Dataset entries
____

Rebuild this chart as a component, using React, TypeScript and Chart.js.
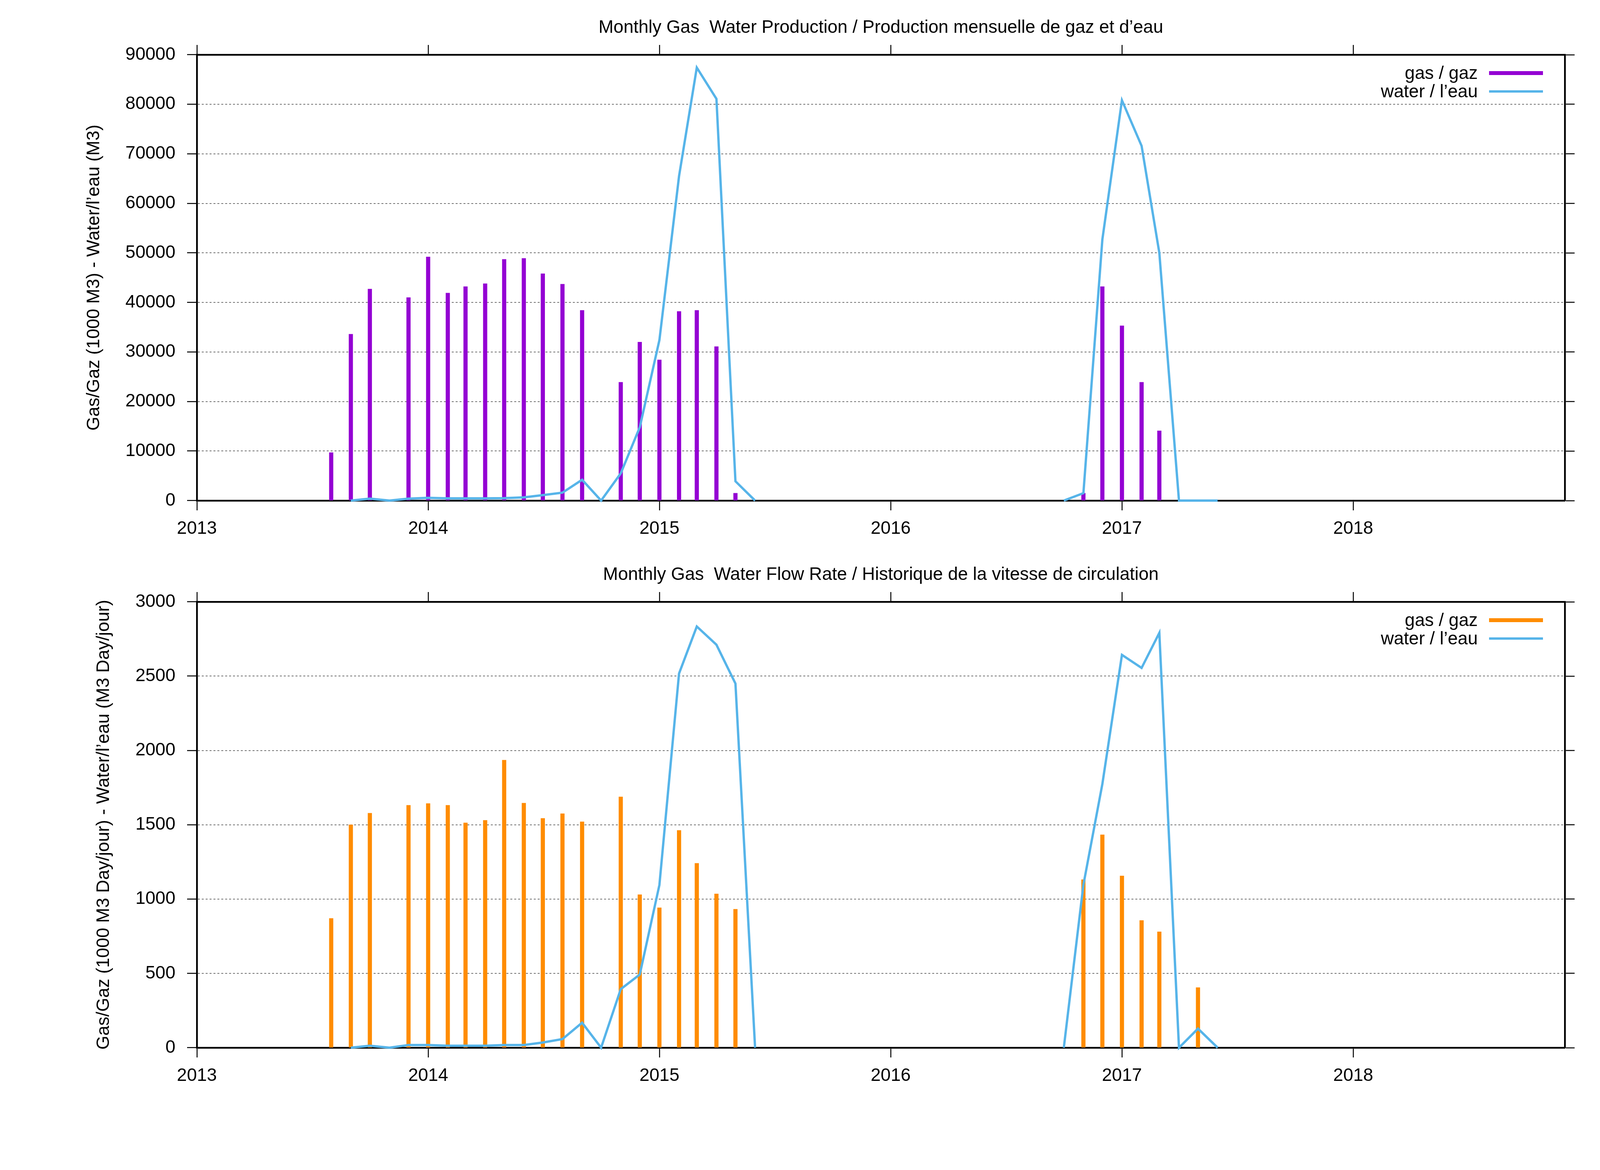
import React, { useEffect, useRef } from 'react';
import { Chart, registerables } from 'chart.js';

Chart.register(...registerables);

const FONT = "'Liberation Sans', Arial, sans-serif";
const FONT_SIZE = 46;

// months that appear in the well history (two production periods)
const months = [
  '2013-08', '2013-09', '2013-10', '2013-11', '2013-12',
  '2014-01', '2014-02', '2014-03', '2014-04', '2014-05', '2014-06',
  '2014-07', '2014-08', '2014-09', '2014-10', '2014-11', '2014-12',
  '2015-01', '2015-02', '2015-03', '2015-04', '2015-05', '2015-06',
  '2016-10', '2016-11', '2016-12',
  '2017-01', '2017-02', '2017-03', '2017-04', '2017-05', '2017-06',
];

// monthly production: gas (1000 m3), water (m3)
const gasProduction = [
  9700, 33600, 42700, null, 41000,
  49200, 41900, 43200, 43800, 48700, 48900,
  45800, 43700, 38400, null, 23900, 32000,
  28400, 38200, 38400, 31100, 1500, null,
  null, 1500, 43200,
  35300, 23900, 14100, null, null, null,
];
const waterProduction = [
  null, 0, 400, 0, 400,
  550, 450, 450, 450, 500, 650,
  1100, 1600, 4200, 0, 5500, 14800,
  32400, 65500, 87400, 81100, 3900, 0,
  0, 1500, 52700,
  80800, 71600, 50000, 0, 0, 0,
];

// monthly flow rate: gas (1000 m3/day), water (m3/day)
const gasRate = [
  870, 1500, 1578, null, 1631,
  1643, 1631, 1513, 1530, 1935, 1646,
  1543, 1575, 1520, null, 1688, 1030,
  942, 1462, 1241, 1035, 932, null,
  null, 1131, 1433,
  1156, 856, 780, null, 405, null,
];
const waterRate = [
  null, 0, 13, 0, 18,
  18, 13, 13, 13, 18, 18,
  35, 58, 168, 0, 394, 492,
  1095, 2518, 2834, 2711, 2450, 0,
  0, 1096, 1774,
  2643, 2555, 2791, 0, 128, 0,
];

const yearTicks = [2013, 2014, 2015, 2016, 2017, 2018];
const axisStart = '2013-01';
const axisEnd = '2018-12';

const productionTicks = [0, 10000, 20000, 30000, 40000, 50000, 60000, 70000, 80000, 90000];
const rateTicks = [0, 500, 1000, 1500, 2000, 2500, 3000];

const GAS_PURPLE = '#9400d3';
const GAS_ORANGE = '#ff8c00';
const WATER_BLUE = '#56b4e9';

const toYear = (m: string) => {
  const [y, mo] = m.split('-').map(Number);
  const start = Date.UTC(y, 0, 1);
  return y + (Date.UTC(y, mo - 1, 1) - start) / (Date.UTC(y + 1, 0, 1) - start);
};

const barPoints = (values: (number | null)[]) =>
  months
    .map((m, i) => ({ x: toYear(m), y: values[i] }))
    .filter((p) => p.y !== null);

// line points, broken where months are missing between the two periods
const linePoints = (values: (number | null)[]) => {
  const pts: { x: number; y: number | null }[] = [];
  months.forEach((m, i) => {
    const x = toYear(m);
    if (i > 0 && x - toYear(months[i - 1]) > 0.2) {
      pts.push({ x: (x + toYear(months[i - 1])) / 2, y: null });
    }
    pts.push({ x, y: values[i] });
  });
  return pts;
};

const legendPlugin = {
  id: 'gnuLegend',
  afterDatasetsDraw(chart: any) {
    const { ctx, chartArea } = chart;
    const items = chart.data.datasets.slice().sort((a: any, b: any) => b.order - a.order);
    ctx.save();
    ctx.font = `${FONT_SIZE}px ${FONT}`;
    ctx.fillStyle = '#000';
    ctx.textAlign = 'right';
    ctx.textBaseline = 'middle';
    items.forEach((ds: any, i: number) => {
      const y = chartArea.top + 47 + i * 47;
      ctx.fillText(ds.label, chartArea.right - 223, y + 2);
      ctx.strokeStyle = ds.type === 'bar' ? ds.backgroundColor : ds.borderColor;
      ctx.lineWidth = ds.type === 'bar' ? 10 : 6;
      ctx.beginPath();
      ctx.moveTo(chartArea.right - 194, y);
      ctx.lineTo(chartArea.right - 56, y);
      ctx.stroke();
    });
    ctx.restore();
  },
};

type PanelProps = {
  title: string;
  yTitle: string;
  gas: (number | null)[];
  water: (number | null)[];
  gasColor: string;
  yTicks: number[];
  titleCenter: number;
  height: number;
};

function Panel({ title, yTitle, gas, water, gasColor, yTicks, titleCenter, height }: PanelProps) {
  const canvasRef = useRef<HTMLCanvasElement | null>(null);

  useEffect(() => {
    const canvas = canvasRef.current;
    if (!canvas) return;

    const padLeft = titleCenter - (FONT_SIZE * 1.2) / 2;
    const xMin = toYear(axisStart);
    const xMax = toYear(axisEnd);
    const yMax = yTicks[yTicks.length - 1];
    const yStep = yTicks[1] - yTicks[0];

    const tickMarks = { tickLength: 25, tickWidth: 2.5, tickColor: '#000' };
    const frame = { display: true, width: 4.5, color: '#000' };
    const labelFont = { family: FONT, size: FONT_SIZE };

    const chart = new Chart(canvas, {
      type: 'line',
      data: {
        datasets: [
          {
            type: 'line',
            label: 'water / l\u2019eau',
            data: linePoints(water),
            borderColor: WATER_BLUE,
            borderWidth: 6,
            pointRadius: 0,
            tension: 0,
            spanGaps: false,
            clip: false,
            order: 0,
          },
          {
            type: 'bar',
            label: 'gas / gaz',
            data: barPoints(gas),
            backgroundColor: gasColor,
            borderWidth: 0,
            barThickness: 10,
            order: 1,
          },
        ] as any,
      },
      options: {
        animation: false,
        responsive: false,
        maintainAspectRatio: false,
        devicePixelRatio: 1,
        layout: { padding: { left: padLeft, right: 83, top: 44, bottom: 0 } },
        plugins: {
          legend: { display: false },
          tooltip: { enabled: false },
          title: {
            display: true,
            text: title,
            fullSize: false,
            color: '#000',
            font: { family: FONT, size: FONT_SIZE, weight: 'normal' },
            padding: { top: 0, bottom: 15.8 },
          },
        },
        scales: {
          x: {
            type: 'linear',
            position: 'bottom',
            min: xMin,
            max: xMax,
            offset: false,
            grid: { display: true, drawOnChartArea: false, offset: false, ...tickMarks },
            border: frame,
            ticks: {
              stepSize: 1,
              includeBounds: false,
              autoSkip: false,
              maxRotation: 0,
              padding: 20,
              color: '#000',
              font: labelFont,
              callback: (v: any) => (yearTicks.includes(Number(v)) ? String(v) : ''),
            },
            afterFit: (s: any) => {
              s.height = height - 1281;
            },
          },
          x2: {
            type: 'linear',
            position: 'top',
            min: xMin,
            max: xMax,
            offset: false,
            grid: { display: true, drawOnChartArea: false, offset: false, ...tickMarks },
            border: frame,
            ticks: { display: false, stepSize: 1, includeBounds: false },
            afterFit: (s: any) => {
              s.height = 25;
            },
          },
          y: {
            type: 'linear',
            position: 'left',
            min: 0,
            max: yMax,
            grid: {
              display: true,
              drawOnChartArea: true,
              color: 'rgba(0,0,0,0.75)',
              lineWidth: 1.5,
              ...tickMarks,
            },
            border: { ...frame, dash: [5, 5] },
            ticks: {
              stepSize: yStep,
              padding: 30,
              color: '#000',
              font: labelFont,
              callback: (v: any) => String(v),
            },
            title: {
              display: true,
              text: yTitle,
              color: '#000',
              font: labelFont,
              padding: 0,
            },
            afterFit: (s: any) => {
              s.width = 504 - padLeft;
            },
          },
          y2: {
            type: 'linear',
            position: 'right',
            min: 0,
            max: yMax,
            grid: { display: true, drawOnChartArea: false, ...tickMarks },
            border: frame,
            ticks: { display: false, stepSize: yStep },
            afterFit: (s: any) => {
              s.width = 25;
            },
          },
        },
      } as any,
      plugins: [legendPlugin],
    });

    return () => {
      chart.destroy();
    };
  }, []);

  return <canvas ref={canvasRef} width={4114} height={height} style={{ display: 'block' }} />;
}

export default function App() {
  useEffect(() => {
    document.body.style.margin = '0';
    document.body.style.overflow = 'hidden';
    document.body.style.background = '#fff';
  }, []);

  return (
    <div style={{ width: 4114, height: 2994, background: '#fff' }}>
      <Panel
        title={'Monthly Gas  Water Production / Production mensuelle de gaz et d\u2019eau'}
        yTitle={'Gas/Gaz (1000 M3) - Water/l\u2019eau (M3)'}
        gas={gasProduction}
        water={waterProduction}
        gasColor={GAS_PURPLE}
        yTicks={productionTicks}
        titleCenter={241}
        height={1400}
      />
      <Panel
        title={'Monthly Gas  Water Flow Rate / Historique de la vitesse de circulation'}
        yTitle={'Gas/Gaz (1000 M3 Day/jour) - Water/l\u2019eau (M3 Day/jour)'}
        gas={gasRate}
        water={waterRate}
        gasColor={GAS_ORANGE}
        yTicks={rateTicks}
        titleCenter={266}
        height={1594}
      />
    </div>
  );
}
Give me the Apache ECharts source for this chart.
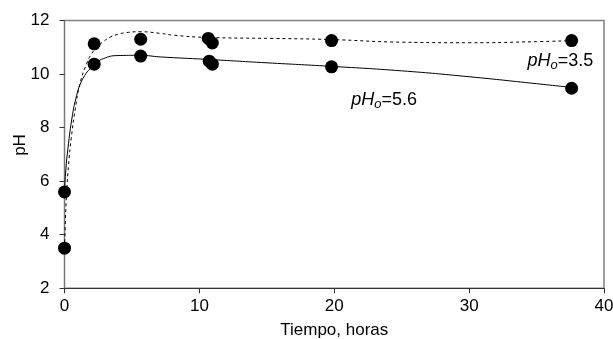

____

Written request:
Begin at the top of the records above and retype each line exactly until the line containing "const WATER_BLUE = '#56b4e9';", which is included. Skip all pictures.

Exercise output:
Rebuild this chart as a component, using React, TypeScript and Chart.js.
import React, { useEffect, useRef } from 'react';
import { Chart, registerables } from 'chart.js';

Chart.register(...registerables);

const FONT = "'Liberation Sans', Arial, sans-serif";
const FONT_SIZE = 46;

// months that appear in the well history (two production periods)
const months = [
  '2013-08', '2013-09', '2013-10', '2013-11', '2013-12',
  '2014-01', '2014-02', '2014-03', '2014-04', '2014-05', '2014-06',
  '2014-07', '2014-08', '2014-09', '2014-10', '2014-11', '2014-12',
  '2015-01', '2015-02', '2015-03', '2015-04', '2015-05', '2015-06',
  '2016-10', '2016-11', '2016-12',
  '2017-01', '2017-02', '2017-03', '2017-04', '2017-05', '2017-06',
];

// monthly production: gas (1000 m3), water (m3)
const gasProduction = [
  9700, 33600, 42700, null, 41000,
  49200, 41900, 43200, 43800, 48700, 48900,
  45800, 43700, 38400, null, 23900, 32000,
  28400, 38200, 38400, 31100, 1500, null,
  null, 1500, 43200,
  35300, 23900, 14100, null, null, null,
];
const waterProduction = [
  null, 0, 400, 0, 400,
  550, 450, 450, 450, 500, 650,
  1100, 1600, 4200, 0, 5500, 14800,
  32400, 65500, 87400, 81100, 3900, 0,
  0, 1500, 52700,
  80800, 71600, 50000, 0, 0, 0,
];

// monthly flow rate: gas (1000 m3/day), water (m3/day)
const gasRate = [
  870, 1500, 1578, null, 1631,
  1643, 1631, 1513, 1530, 1935, 1646,
  1543, 1575, 1520, null, 1688, 1030,
  942, 1462, 1241, 1035, 932, null,
  null, 1131, 1433,
  1156, 856, 780, null, 405, null,
];
const waterRate = [
  null, 0, 13, 0, 18,
  18, 13, 13, 13, 18, 18,
  35, 58, 168, 0, 394, 492,
  1095, 2518, 2834, 2711, 2450, 0,
  0, 1096, 1774,
  2643, 2555, 2791, 0, 128, 0,
];

const yearTicks = [2013, 2014, 2015, 2016, 2017, 2018];
const axisStart = '2013-01';
const axisEnd = '2018-12';

const productionTicks = [0, 10000, 20000, 30000, 40000, 50000, 60000, 70000, 80000, 90000];
const rateTicks = [0, 500, 1000, 1500, 2000, 2500, 3000];

const GAS_PURPLE = '#9400d3';
const GAS_ORANGE = '#ff8c00';
const WATER_BLUE = '#56b4e9';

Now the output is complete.